TASK PROMPT: Leaving out the pictures, retype the lines from the beginning of the listing through the line containing "const naLabel = '> 1000 µm (n/a)';".

DATA:
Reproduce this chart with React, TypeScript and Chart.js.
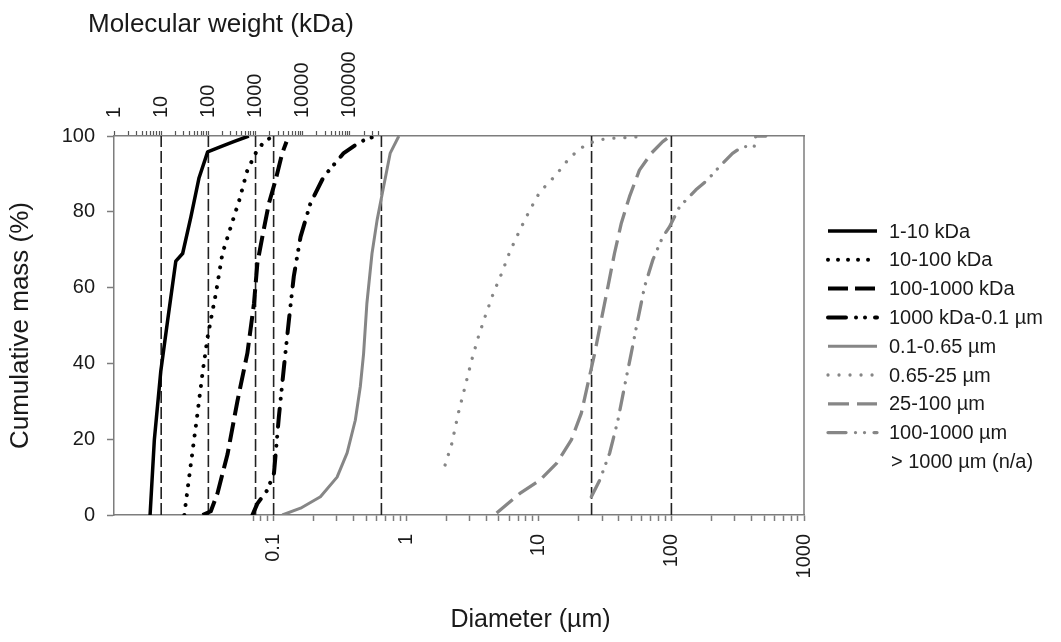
import { useEffect, useRef } from 'react';
import { Chart, registerables } from 'chart.js';

Chart.register(...registerables);

const FONT = '"Liberation Sans", Arial, Helvetica, sans-serif';

// ---- data ----
const seriesNames = [
  '1-10 kDa',
  '10-100 kDa',
  '100-1000 kDa',
  '1000 kDa-0.1 µm',
  '0.1-0.65 µm',
  '0.65-25 µm',
  '25-100 µm',
  '100-1000 µm',
];
const naLabel = '> 1000 µm (n/a)';

const d1 = [0.0117, 0.0126, 0.0141, 0.0159, 0.0183, 0.0206, 0.0238, 0.0274, 0.0318, 0.04, 0.05, 0.065];
const p1 = [0, 19.8, 38, 51.5, 67, 69, 78.7, 89, 95.8, 97.2, 98.5, 100];

const d2 = [0.0212, 0.0224, 0.0245, 0.0267, 0.0291, 0.0318, 0.0336, 0.0367, 0.0411, 0.0475, 0.055, 0.0634, 0.0733, 0.0846, 0.0977];
const p2 = [0, 6.6, 17, 27, 37.5, 47, 51.5, 58.5, 69, 76, 83, 91, 95.5, 98.5, 99.8];

const d3 = [0.0291, 0.0336, 0.0377, 0.0449, 0.0533, 0.0634, 0.0711, 0.0754, 0.0822, 0.0922, 0.1035, 0.1162, 0.125];
const p3 = [0, 1, 5.7, 16, 30, 42.7, 55.8, 66.4, 73.4, 82.3, 88.4, 95.5, 98.5];

const d4 = [0.0692, 0.0754, 0.0897, 0.1006, 0.1096, 0.1196, 0.1305, 0.142, 0.1596, 0.1898, 0.239, 0.3378, 0.4506, 0.567];
const p4 = [0, 3, 6.6, 11, 26, 39, 51.5, 63, 73.4, 82.3, 89.3, 95.5, 98.5, 99.8];

const d5 = [0.1162, 0.1596, 0.2255, 0.301, 0.3584, 0.413, 0.4506, 0.477, 0.505, 0.552, 0.603, 0.675, 0.7577, 0.88];
const p5 = [0, 1.8, 4.8, 10, 16.4, 25, 33.9, 42.6, 55.8, 69, 77.8, 86.6, 95.5, 100];

const d6 = [1.965, 2.21, 2.47, 2.78, 3.12, 3.5, 3.93, 4.54, 5.25, 6.05, 7.2, 8.56, 10.2, 12.45, 14.4, 16.6, 19.8, 23.5, 28.8, 36.2, 57.5];
const p6 = [13.2, 18.9, 26.8, 33.9, 40.9, 47, 52.3, 58.5, 63.8, 69.5, 75.2, 80.5, 85.3, 88.4, 91, 93.7, 96.3, 98, 99, 99.4, 99.8];

const d7 = [4.81, 7.2, 10.2, 13.6, 17.6, 20.9, 23.5, 26.4, 29.6, 33.2, 37.2, 41.9, 48.3, 57.4, 70.3, 86, 96.6];
const p7 = [0.5, 5.7, 9.2, 13.6, 19.8, 26.8, 34.8, 42.7, 51.5, 60.2, 69, 77, 84, 91, 95.4, 98.5, 99.8];

const d8 = [24.9, 28.8, 34.2, 39.5, 44.3, 49.8, 55.8, 62.7, 72.4, 86, 96.6, 115, 153, 187, 230, 289, 344, 421, 433, 515];
const p8 = [4.8, 9.2, 16.3, 25, 33.9, 42.7, 51.5, 60.2, 67.3, 73.4, 76, 81.3, 85.8, 88.4, 91.9, 95.4, 97.2, 97.2, 100, 100];

const diameterTicks = [0.1, 1, 10, 100, 1000];
const diameterTickLabels = ['0.1', '1', '10', '100', '1000'];
const mwTicks = [1, 10, 100, 1000, 10000, 100000];
const mwTickLabels = ['1', '10', '100', '1000', '10000', '100000'];
const yTicks = [0, 20, 40, 60, 80, 100];

const refLinesKDa = [10, 100, 1000];
const refLinesUm = [0.1, 0.65, 25, 100];

const diameterMin = 0.006254;
const diameterMax = 1000;
const mwMin = 1;
const mwMax = 4.2e14;

const xTitle = 'Diameter (µm)';
const x2Title = 'Molecular weight (kDa)';
const yTitle = 'Cumulative mass (%)';

// ---- styles ----
const BLACK = '#000000';
const GRAY = '#868686';
const AXIS = '#7d7d7d';
const TEXT = '#1a1a1a';

const styles = [
  { color: BLACK, width: 3.5, dash: [] as number[], cap: 'butt' },
  { color: BLACK, width: 4, dash: [0.01, 10], cap: 'round' },
  { color: BLACK, width: 4, dash: [20, 7], cap: 'butt' },
  { color: BLACK, width: 4, dash: [18, 10, 0.01, 9, 0.01, 10], cap: 'round' },
  { color: GRAY, width: 3, dash: [] as number[], cap: 'butt' },
  { color: GRAY, width: 3.3, dash: [0.01, 11], cap: 'round' },
  { color: GRAY, width: 3.3, dash: [21, 8], cap: 'butt' },
  { color: GRAY, width: 3.3, dash: [18, 9.5, 0.01, 9, 0.01, 9.5], cap: 'round' },
];

const seriesD = [d1, d2, d3, d4, d5, d6, d7, d8];
const seriesP = [p1, p2, p3, p4, p5, p6, p7, p8];

function minorTicks(lo: number, hi: number, firstDecade: number, lastDecade: number) {
  const out: number[] = [];
  for (let dec = firstDecade; dec <= lastDecade * 1.0001; dec *= 10) {
    for (let m = 1; m <= 9; m++) {
      const v = m * dec;
      if (v >= lo * 0.9999 && v <= hi * 1.0001) out.push(Number(v.toPrecision(6)));
    }
  }
  return out;
}

const decorPlugin = {
  id: 'decor',
  afterDraw(chart: any) {
    const { ctx, chartArea: a } = chart;
    ctx.save();
    // right frame
    ctx.strokeStyle = AXIS;
    ctx.lineWidth = 1.5;
    ctx.setLineDash([]);
    ctx.beginPath();
    ctx.moveTo(a.right, a.top);
    ctx.lineTo(a.right, a.bottom);
    ctx.stroke();

    // titles
    ctx.fillStyle = TEXT;
    ctx.font = `26px ${FONT}`;
    ctx.textAlign = 'left';
    ctx.textBaseline = 'alphabetic';
    ctx.fillText(x2Title, 88, 32);
    ctx.font = `25px ${FONT}`;
    ctx.textAlign = 'center';
    ctx.fillText(xTitle, chart.width / 2, 627);

    // legend
    const x0 = 828;
    const x1 = 877;
    const tx = 889;
    const y0 = 231;
    const dy = 28.8;
    ctx.font = `20px ${FONT}`;
    ctx.textAlign = 'left';
    ctx.textBaseline = 'middle';
    seriesNames.forEach((name, i) => {
      const ds = chart.data.datasets[i];
      const y = y0 + dy * i;
      ctx.save();
      ctx.strokeStyle = ds.borderColor;
      ctx.lineWidth = ds.borderWidth;
      ctx.lineCap = ds.borderCapStyle;
      ctx.setLineDash(ds.borderDash || []);
      ctx.beginPath();
      ctx.moveTo(x0, y);
      ctx.lineTo(x1, y);
      ctx.stroke();
      ctx.restore();
      ctx.fillStyle = TEXT;
      ctx.fillText(name, tx, y + 1);
    });
    ctx.fillStyle = TEXT;
    ctx.fillText(naLabel, tx + 2, y0 + dy * seriesNames.length + 1);
    ctx.restore();
  },
};

export default function App() {
  const ref = useRef<HTMLCanvasElement | null>(null);

  useEffect(() => {
    if (!ref.current) return;

    const seriesSets = seriesNames.map((name, i) => ({
      label: name,
      data: seriesD[i].map((d, j) => ({ x: d, y: seriesP[i][j] })),
      borderColor: styles[i].color,
      borderWidth: styles[i].width,
      borderDash: styles[i].dash,
      borderCapStyle: styles[i].cap,
      borderJoinStyle: 'round',
      pointRadius: 0,
      showLine: true,
      tension: 0,
      xAxisID: 'x',
      yAxisID: 'y',
    }));

    const refStyle = {
      borderColor: '#222222',
      borderWidth: 1.6,
      borderDash: [12, 4],
      pointRadius: 0,
      showLine: true,
      yAxisID: 'y',
    };
    const refSetsKDa = refLinesKDa.map((v) => ({
      ...refStyle,
      label: `ref ${v} kDa`,
      data: [{ x: v, y: 0 }, { x: v, y: 100 }],
      xAxisID: 'x2',
    }));
    const refSetsUm = refLinesUm.map((v) => ({
      ...refStyle,
      label: `ref ${v} µm`,
      data: [{ x: v, y: 0 }, { x: v, y: 100 }],
      xAxisID: 'x',
    }));

    const tickFont = { family: FONT, size: 20 };

    const chart = new Chart(ref.current, {
      type: 'scatter',
      data: { datasets: [...seriesSets, ...refSetsUm, ...refSetsKDa] as any },
      options: {
        animation: false,
        responsive: true,
        maintainAspectRatio: false,
        layout: { padding: { left: 0, right: 257, top: 0, bottom: 0 } },
        plugins: { legend: { display: false }, tooltip: { enabled: false }, title: { display: false } },
        scales: {
          x: {
            type: 'logarithmic',
            position: 'bottom',
            min: diameterMin,
            max: diameterMax,
            afterBuildTicks: (scale: any) => {
              scale.ticks = minorTicks(0.07, 1000, 0.01, 1000).map((v) => ({ value: v }));
            },
            afterFit: (scale: any) => {
              scale.height = 127;
            },
            ticks: {
              autoSkip: false,
              minRotation: 90,
              maxRotation: 90,
              padding: 13,
              color: TEXT,
              font: tickFont,
              callback: (value: any) => {
                const k = diameterTicks.findIndex((t) => Math.abs(t - Number(value)) / t < 1e-6);
                return k >= 0 ? diameterTickLabels[k] : '';
              },
            },
            grid: { drawOnChartArea: false, drawTicks: true, tickLength: 6, tickColor: AXIS, tickWidth: 1.5 },
            border: { display: true, color: AXIS, width: 1.5 },
            title: { display: false, text: xTitle },
          },
          x2: {
            type: 'logarithmic',
            position: 'top',
            min: mwMin,
            max: mwMax,
            afterBuildTicks: (scale: any) => {
              scale.ticks = minorTicks(1, 400000, 1, 100000).map((v) => ({ value: v }));
            },
            afterFit: (scale: any) => {
              scale.height = 136;
            },
            ticks: {
              autoSkip: false,
              minRotation: 90,
              maxRotation: 90,
              padding: 13,
              labelOffset: 24,
              color: TEXT,
              font: tickFont,
              callback: (value: any) => {
                const k = mwTicks.findIndex((t) => Math.abs(t - Number(value)) / t < 1e-6);
                return k >= 0 ? mwTickLabels[k] : '';
              },
            },
            grid: { drawOnChartArea: false, drawTicks: true, tickLength: 5, tickColor: '#555555', tickWidth: 1.2 },
            border: { display: true, color: AXIS, width: 1.5 },
            title: { display: false, text: x2Title },
          },
          y: {
            type: 'linear',
            position: 'left',
            min: 0,
            max: 100,
            afterBuildTicks: (scale: any) => {
              scale.ticks = yTicks.map((v) => ({ value: v }));
            },
            afterFit: (scale: any) => {
              scale.width = 114;
            },
            ticks: { padding: 12, color: TEXT, font: tickFont },
            grid: { drawOnChartArea: false, drawTicks: true, tickLength: 7, tickColor: AXIS, tickWidth: 1.5 },
            border: { display: true, color: AXIS, width: 1.5 },
            title: {
              display: true,
              text: yTitle,
              color: TEXT,
              font: { family: FONT, size: 26, lineHeight: 1 },
              padding: { top: 8, bottom: 0 },
            },
          },
        },
      } as any,
      plugins: [decorPlugin],
    });

    return () => chart.destroy();
  }, []);

  return (
    <div style={{ position: 'absolute', left: 0, top: 0, width: 1061, height: 642, background: '#ffffff' }}>
      <canvas ref={ref} />
    </div>
  );
}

SOLUTION BELOW:
Reproduce this chart with React, TypeScript and Chart.js.
import { useEffect, useRef } from 'react';
import { Chart, registerables } from 'chart.js';

Chart.register(...registerables);

const FONT = '"Liberation Sans", Arial, Helvetica, sans-serif';

// ---- data ----
const seriesNames = [
  '1-10 kDa',
  '10-100 kDa',
  '100-1000 kDa',
  '1000 kDa-0.1 µm',
  '0.1-0.65 µm',
  '0.65-25 µm',
  '25-100 µm',
  '100-1000 µm',
];
const naLabel = '> 1000 µm (n/a)';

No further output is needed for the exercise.